= Stewart Nicholls =

British choreographer and theatre director (born 20th century

Stewart Nicholls (born 20th century) is a British stage director and choreographer.

==Career==
His credits include productions of: A Spoonful of Sherman (2018 UK/Ireland tour, St James' Theatre and Live at Zédel), Bumblescratch (Adelphi Theatre), Bar Mitzvah Boy (Above the Gatehouse), Love Birds (The Pleasance, Edinburgh), Free as Air (Finborough Theatre), Business as Usual (a new play commissioned by Cheltenham Everyman Theatre and devised by Nicholls), Jewish Legends, Salad Days and The Biograph Girl (London College of Music), Lunch with Marlene (national tour), Beatlemania (Gothenburg Opera House), Gay's the Word (Jermyn Street Theatre and Finborough Theatre), Over My Shoulder (national tour and Wyndhams Theatre), South Pacific (Birmingham Symphony Hall/BBC Radio 2), and Carousel (St. David’s Hall, Cardiff/BBC Radio 3) and Tim Rice's revival of Blondel (Pleasance Theatre).

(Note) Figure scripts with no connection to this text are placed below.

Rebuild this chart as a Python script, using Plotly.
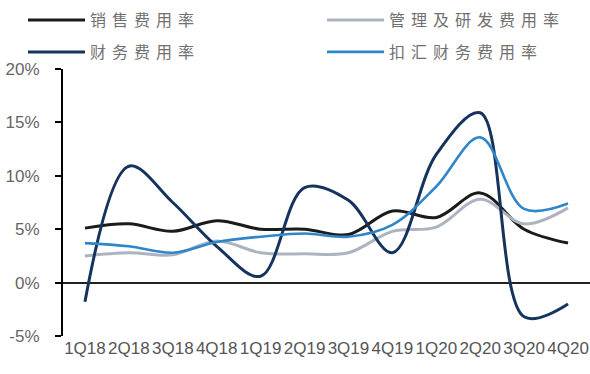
import plotly.graph_objects as go

quarters = ["1Q18", "2Q18", "3Q18", "4Q18", "1Q19", "2Q19", "3Q19", "4Q19",
            "1Q20", "2Q20", "3Q20", "4Q20"]
sales_rate = [5.1, 5.5, 4.8, 5.8, 5.0, 5.0, 4.5, 6.7, 6.1, 8.4, 5.0, 3.7]
admin_rd_rate = [2.5, 2.8, 2.6, 3.9, 2.8, 2.7, 2.8, 4.8, 5.2, 7.8, 5.5, 7.0]
finance_rate = [-1.8, 10.9, 7.5, 3.4, 0.6, 8.9, 7.7, 2.8, 12.0, 15.9, -3.2, -2.0]
fx_adj_finance_rate = [3.7, 3.4, 2.8, 3.8, 4.3, 4.6, 4.3, 5.4, 9.0, 13.6, 6.9, 7.4]

y_ticks = [-5, 0, 5, 10, 15, 20]
y_tick_labels = ["-5%", "0%", "5%", "10%", "15%", "20%"]

W, H = 590, 374
# (name, values, colour, width, legend id, legend x px, legend y px)
series = [
    ("销售费用率", sales_rate, "#1b1b1b", 3, "legend", 23, 20),
    ("管理及研发费用率", admin_rd_rate, "#adb4c1", 3, "legend2", 322, 20),
    ("财务费用率", finance_rate, "#15335c", 3, "legend3", 23, 52),
    ("扣汇财务费用率", fx_adj_finance_rate, "#2f86c9", 2.6, "legend4", 322, 52),
]

fig = go.Figure()
legend_font = dict(family="Noto Sans CJK SC", size=16, color="#707070")
legends = {}
for name, vals, color, w, lg, lx, ly in series:
    fig.add_trace(go.Scatter(
        x=quarters, y=vals, mode="lines",
        name='<span style="letter-spacing:6px">' + name + '</span>',
        line=dict(color=color, width=w, shape="spline", smoothing=1.0),
        legend=lg,
    ))
    legends[lg] = dict(x=lx / W, y=1 - ly / H, xanchor="left", yanchor="middle",
                       xref="container", yref="container",
                       font=legend_font, itemwidth=57,
                       bgcolor="rgba(0,0,0,0)", borderwidth=0)

fig.update_layout(
    width=W, height=H,
    margin=dict(l=63, r=0, t=69, b=38, autoexpand=False),
    paper_bgcolor="white", plot_bgcolor="white",
    showlegend=True,
    **legends,
    xaxis=dict(
        type="category", range=[-0.5, len(quarters) - 0.5],
        showgrid=False, showline=False, ticks="",
        tickfont=dict(family="Liberation Sans", size=17, color="#555555"),
        zeroline=False, tickangle=0, automargin=False,
    ),
    yaxis=dict(
        range=[-5, 20], tickvals=y_ticks, ticktext=y_tick_labels,
        showgrid=False, showline=True, linecolor="black", linewidth=2,
        ticks="outside", ticklen=6, tickcolor="black", tickwidth=2,
        tickfont=dict(family="Liberation Sans", size=17, color="#666666"),
        zeroline=True, zerolinecolor="#222222", zerolinewidth=1.5,
        ticklabelstandoff=12, automargin=False,
    ),
)

fig.write_html("out.html", config={"displayModeBar": False},
               post_script="document.body.style.margin='0px';")
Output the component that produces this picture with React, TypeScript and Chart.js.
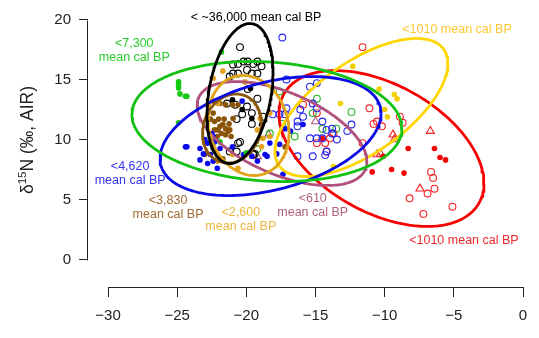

Nicholls's choreography credits include: Iolanthe and The Mikado (national tour) and Cowardy Custard (national tour).

He has also directed productions in drama schools and staged numerous pantomimes.

Nicholls co-produced a CD for The Amazons; it was nominated for a Grammy Award. Nicholls has contributed to the Oxford Handbook of the British Musical. In 2016, Nicholls was named a Variety Club Celebrity Ambassador.